C'est la plainte de Marie qui a finalement permis aux enquêteurs des "disparues de Perpignan" d'arrêter Jacques Rançon, dix-sept ans après les faits. Pendant la procédure lancée après la plainte de Marie, l’ADN de Jacques Rançon est enregistré au Fichier national automatisé des empreintes génétiques (Fnaeg). De son côté, la police scientifique parvient à prélever un ADN masculin partiel sur une chaussure de Mokhtaria Chaïb. L'ADN étant exploitable, les policiers lancent une recherche dans leurs fichiers, dont le Fnaeg. En octobre 2014, Jacques Rançon est confondu.
"Il a envie de solder un certain nombre de choses"
Xavier Capelet, avocat de Jacques Rançon, demande une prise en charge psychiatrique de son client, en octobre 2014, lorsque ce dernier avoue le premier meurtre. Il évoque un état mental "fragile" : "Il a clairement un aspect pathologique, qui n'a pas été pris en charge, et il faudra savoir pourquoi", explique-t-il au Midi Libre.

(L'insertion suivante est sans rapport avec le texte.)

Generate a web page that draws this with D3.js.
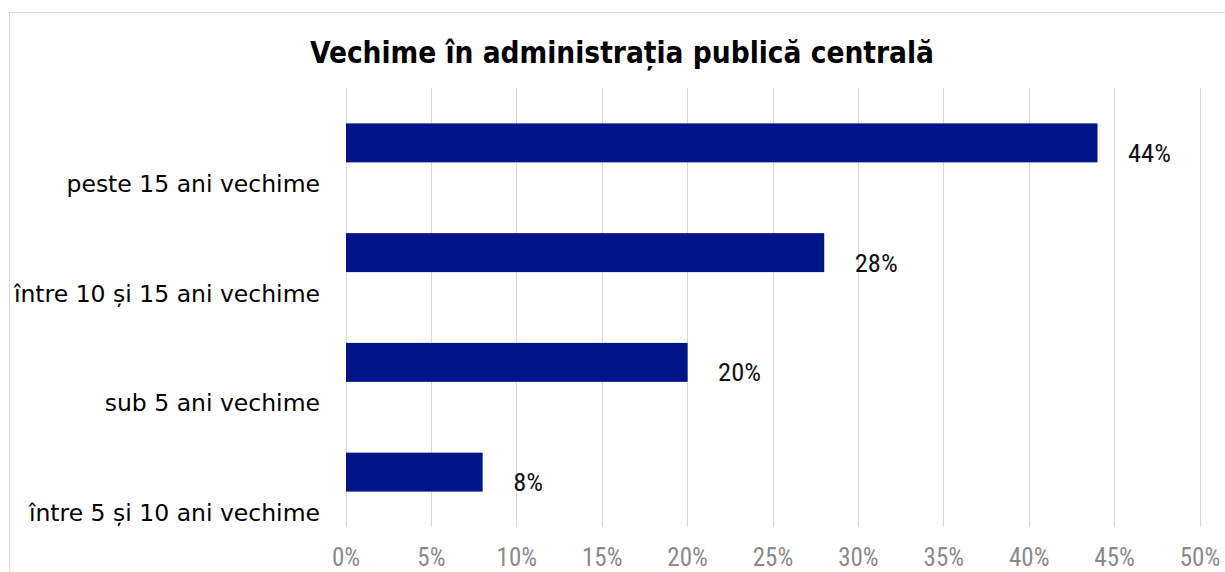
<!DOCTYPE html>
<html>
<head>
<meta charset="utf-8">
<script src="https://cdn.jsdelivr.net/npm/d3@7"></script>
<style>
  html, body { margin: 0; padding: 0; background: #fff; }
  svg { display: block; }
</style>
</head>
<body>
<svg id="chart" width="1225" height="572"></svg>
<script>
// Seniority in central public administration (share of respondents)
const title = "Vechime în administrația publică centrală";
const categories = [
  "peste 15 ani vechime",
  "între 10 și 15 ani vechime",
  "sub 5 ani vechime",
  "între 5 și 10 ani vechime"
];
const values = [44, 28, 20, 8];
const tickValues = [0, 5, 10, 15, 20, 25, 30, 35, 40, 45, 50];

const svg = d3.select("#chart");
const W = 1225, H = 572;
const plot = { left: 345.5, right: 1199.5, top: 88, bottom: 527 };
const narrowFont = "'Roboto Condensed', 'DejaVu Sans', sans-serif";

const x = d3.scaleLinear().domain([0, 50]).range([plot.left, plot.right]);
const y = d3.scaleBand()
  .domain(categories)
  .range([plot.top, plot.bottom])
  .paddingInner(0.645)
  .paddingOuter(0.3225);

// chart frame
svg.append("rect")
  .attr("x", 9.5).attr("y", 12.5)
  .attr("width", W + 20).attr("height", H + 20)
  .attr("fill", "none").attr("stroke", "#d9d9d9").attr("stroke-width", 1);

// title
svg.append("text")
  .attr("x", 622).attr("y", 63)
  .attr("text-anchor", "middle")
  .style("font-family", "'DejaVu Sans', sans-serif")
  .style("font-stretch", "condensed")
  .style("font-weight", "bold")
  .style("font-size", "29.5px")
  .attr("fill", "#000")
  .text(title);

// vertical gridlines
svg.append("g")
  .selectAll("line")
  .data(tickValues)
  .join("line")
  .attr("x1", d => Math.round(x(d)) + 0.5)
  .attr("x2", d => Math.round(x(d)) + 0.5)
  .attr("y1", plot.top).attr("y2", plot.bottom)
  .attr("stroke", "#d9d9d9").attr("stroke-width", 1);

// bottom axis labels
const xAxis = d3.axisBottom(x)
  .tickValues(tickValues)
  .tickFormat(d => d + "%")
  .tickSize(0)
  .tickPadding(0);
const gx = svg.append("g")
  .attr("transform", `translate(0,${plot.bottom})`)
  .call(xAxis);
gx.select(".domain").remove();
gx.selectAll("text")
  .attr("dy", null)
  .attr("y", 39)
  .style("font-family", narrowFont)
  .style("font-weight", "400")
  .style("font-size", "25px")
  .attr("fill", "#8a8a8a");

// category labels
const yAxis = d3.axisLeft(y).tickSize(0).tickPadding(0);
const gy = svg.append("g")
  .attr("transform", "translate(320,0)")
  .call(yAxis);
gy.select(".domain").remove();
gy.selectAll("text")
  .attr("dy", null)
  .attr("y", 49)
  .style("font-family", "'DejaVu Sans', sans-serif")
  .style("font-size", "23.5px")
  .attr("fill", "#000");

// bars
svg.append("g")
  .selectAll("rect")
  .data(values)
  .join("rect")
  .attr("x", x(0) + 0.5)
  .attr("y", (d, i) => y(categories[i]))
  .attr("width", d => x(d) - x(0))
  .attr("height", y.bandwidth())
  .attr("fill", "#00148a");

// value labels
svg.append("g")
  .selectAll("text")
  .data(values)
  .join("text")
  .attr("x", d => x(d) + 31)
  .attr("y", (d, i) => y(categories[i]) + y.bandwidth() / 2 + 19)
  .style("font-family", narrowFont)
  .style("font-weight", "400")
  .style("font-size", "26.5px")
  .attr("fill", "#111")
  .text(d => d + "%");
</script>
</body>
</html>
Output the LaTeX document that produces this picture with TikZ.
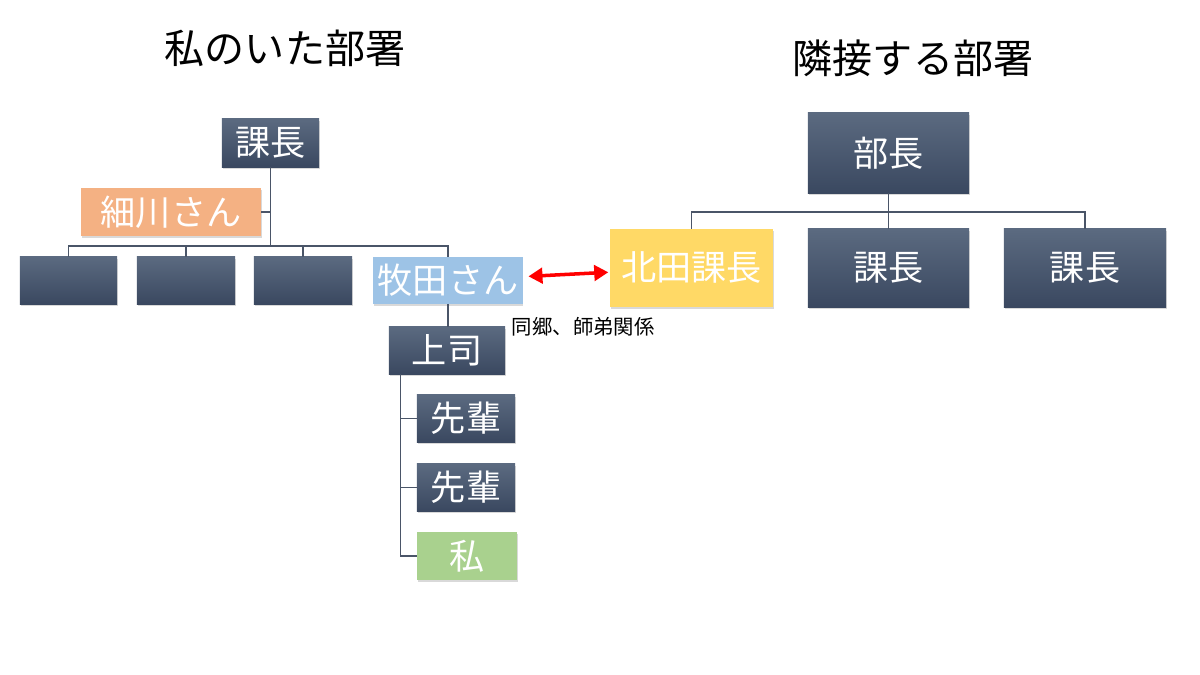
\documentclass[tikz,border=0pt]{standalone}
\usepackage{fontspec}
\setmainfont{Noto Sans CJK JP}
\usepackage{xcolor}
\usepackage{tikz}
\usetikzlibrary{calc,shadows,arrows.meta}

\definecolor{navytop}{HTML}{5B6A80}
\definecolor{navybot}{HTML}{3A4860}
\definecolor{linegray}{HTML}{4A5568}
\definecolor{peach}{HTML}{F4B183}
\definecolor{skyblue}{HTML}{9DC3E6}
\definecolor{mustard}{HTML}{FFD966}
\definecolor{leaf}{HTML}{A9D18E}

\tikzset{
	orgbox/.style={rectangle, inner sep=0pt, text=white, font=\fontsize{25}{28}\selectfont,
		drop shadow={shadow xshift=0.6pt, shadow yshift=-1.4pt, opacity=0.3}},
	navybox/.style={orgbox, top color=navytop, bottom color=navybot},
	conn/.style={draw=linegray, line width=0.8pt},
	rel/.style={draw=red, line width=2.5pt, {Triangle[length=10pt,width=11pt]}-{Triangle[length=10pt,width=11pt]}}
}

\begin{document}
\begin{tikzpicture}[x=0.025cm, y=-0.025cm]
			\useasboundingbox (0,0) rectangle (1200,675);
			\node[font=\fontsize{28.5}{32}\selectfont] (titleL) at (285,48) {私のいた部署};
			\node[font=\fontsize{28.5}{32}\selectfont] (titleR) at (913,58) {隣接する部署};

			\node[navybox, minimum width=2.425cm, minimum height=1.2cm] (kacho) at (270.5,143) {課長};
			\node[orgbox, fill=peach, minimum width=4.5cm, minimum height=1.2cm] (hosokawa) at (171,212) {細川さん};
			\node[navybox, minimum width=2.425cm, minimum height=1.175cm] (blankA) at (68.5,280.5) {};
			\node[navybox, minimum width=2.45cm, minimum height=1.175cm] (blankB) at (186,280.5) {};
			\node[navybox, minimum width=2.45cm, minimum height=1.175cm] (blankC) at (303,280.5) {};
			\node[orgbox, fill=skyblue, minimum width=3.725cm, minimum height=1.175cm] (makita) at (448,280.5) {牧田さん};
			\node[navybox, minimum width=2.9cm, minimum height=1.175cm] (joshi) at (447,350.5) {上司};
			\node[navybox, minimum width=2.45cm, minimum height=1.175cm] (senpaiA) at (466,418.5) {先輩};
			\node[navybox, minimum width=2.45cm, minimum height=1.175cm] (senpaiB) at (466,487.5) {先輩};
			\node[orgbox, fill=leaf, minimum width=2.5cm, minimum height=1.2cm] (watashi) at (467,556) {私};

			\node[navybox, minimum width=4.025cm, minimum height=2cm] (bucho) at (888.5,153) {部長};
			\node[orgbox, fill=mustard, minimum width=4.075cm, minimum height=1.95cm] (kitada) at (691.5,268) {北田課長};
			\node[navybox, minimum width=4.025cm, minimum height=1.95cm] (kachoB) at (888.5,268) {課長};
			\node[navybox, minimum width=4.05cm, minimum height=1.95cm] (kachoC) at (1085,268) {課長};

			\coordinate (busL) at (0,246);
			\draw[conn] (kacho.south) -- (kacho.south |- busL);
			\draw[conn] (kacho.south) |- (hosokawa.east);
			\foreach \n in {blankA,blankB,blankC,makita}
				\draw[conn] (kacho.south |- busL) -| (\n.north);
			\draw[conn] (makita.south) -- (makita.south |- joshi.north);
			\coordinate (spine) at ($(joshi.south west)+(12,0)$);
			\foreach \n in {senpaiA,senpaiB,watashi}
				\draw[conn] (spine) |- (\n.west);

			\coordinate (busR) at (0,212);
			\draw[conn] (bucho.south) -- (bucho.south |- busR);
			\foreach \n in {kitada,kachoB,kachoC}
				\draw[conn] (bucho.south |- busR) -| (\n.north);

			\draw[rel, shorten <=4pt, shorten >=1pt] (makita) -- (kitada);
			\node[anchor=west, font=\fontsize{14.5}{16}\selectfont] (bond) at (507,327) {同郷、師弟関係};
		\end{tikzpicture}
\end{document}
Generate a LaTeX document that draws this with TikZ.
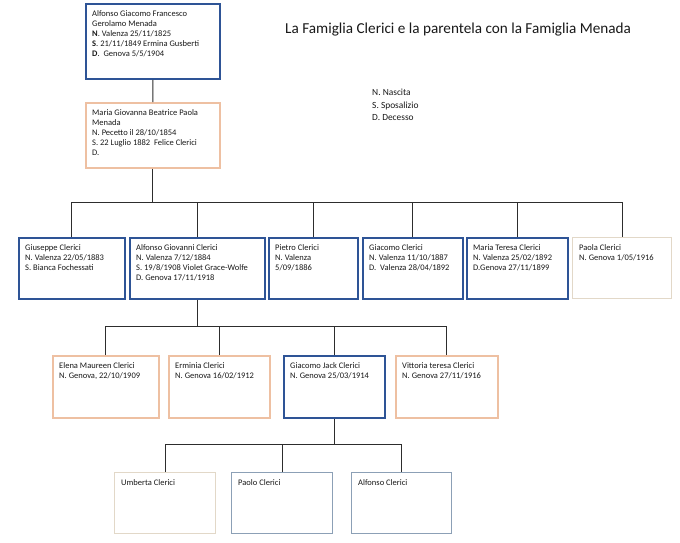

A la suite des derniers aveux de son client, il émet une hypothèse pour expliquer sa sortie du silence : "Je crois qu'il a envie de solder un certain nombre de choses. Il est fatigué, il vient de passer plusieurs mois à l'isolement en prison, ça lui a permis peut-être de réfléchir. C'est pour ces raisons-là, je suppose, qu'il a souhaité s'expliquer."